6/24/2011

Publishing's race to the bottom

Ted Savas commented on a story about the bestest selling digital author of all time, Michael Connelly.

I have a different take on this than the mainstream press.

Mr. Connelly's output is what we called in college "mindrot." Nothing wrong with that; I mention it because one can write formulaic genre fiction at a fast clip, thus making one quite a productive writer.

Connelly's sale of a million is an aggregate total spread across 10 e-books. He sells his books at 99 cents each, an aggressive pricing model that nets him a 35 cent royalty per.

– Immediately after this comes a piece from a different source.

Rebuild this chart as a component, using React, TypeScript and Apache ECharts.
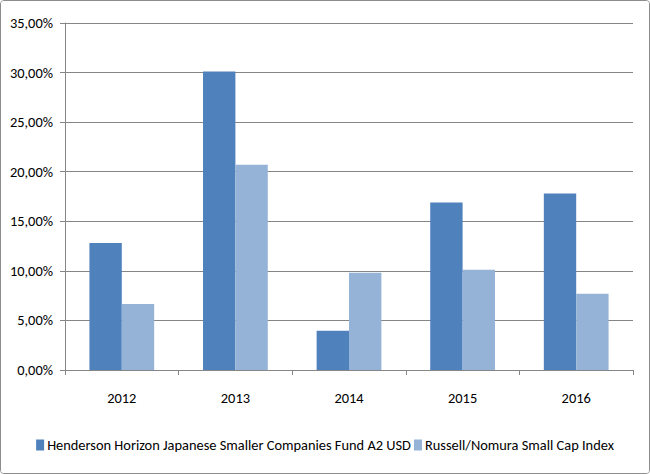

This author, then, has garnered $35,000 from the sale of one million editions. If the minimum length for a book of genre fiction is 50,000 words, how long would it take you to write 10 books? Connelly has a day job, so consider that, too.

Bottom line: is $3,500 per book worth (say) 60 days per book?

Or is this a race to the bottom?

Consider what you did with your last 99 cent bargain book purchase. It's probably sitting on your shelf, unread.

I bet Kindlers are accumulating unread books and 99 cent books - priced like an MP3 download - may give misleading indications about an author's popularity.

There's another aspect to this that is unknown to people at large.

Amazon and other venues, through their "marketplace" functions, deal in a great many black and gray market books. If you troll through the discussion boards on self-publishing POD websites, you will find threads where the digital copy of an edition was used by a downloader to make a pirate POD hardcopy run which was then sold at a discount on Amazon (or wherever) to compete with the legal and authorized edition.

The nature of these threads is to complain to the POD about the piracy, not to boast about pirating. In my own limited experiments with e-books, I have been taken twice by pirates.

Moreover, the digital reader machines have steadily been moving from propritary text markup schemes, which inhibit POD pirating due to the display of garbage code when not on their native platforms, to open source mark-up, like Adobe Acrobat, which any POD shop can run books from.

This week, I am buying a certain Kindle book (for a class) which does not need to be read on Kindle. It will display on my computer, even without a Kindle emulator. This is a book any fool can pirate, print, and sell on ebay, B&N, Amazon, etc.

Connelly has this much wisdom in his busines model: pirates cannot compete with 99 cent pricing. However, piracy will drive this kind of pricing and the publisher will feel the pressure from pirates as much as antipirates.

If you are a publisher with a good-selling hardcopy title, it would behove you to occasionally buy a copy from online marketplaces to see what's happening out there. An unpleasant surprise may await.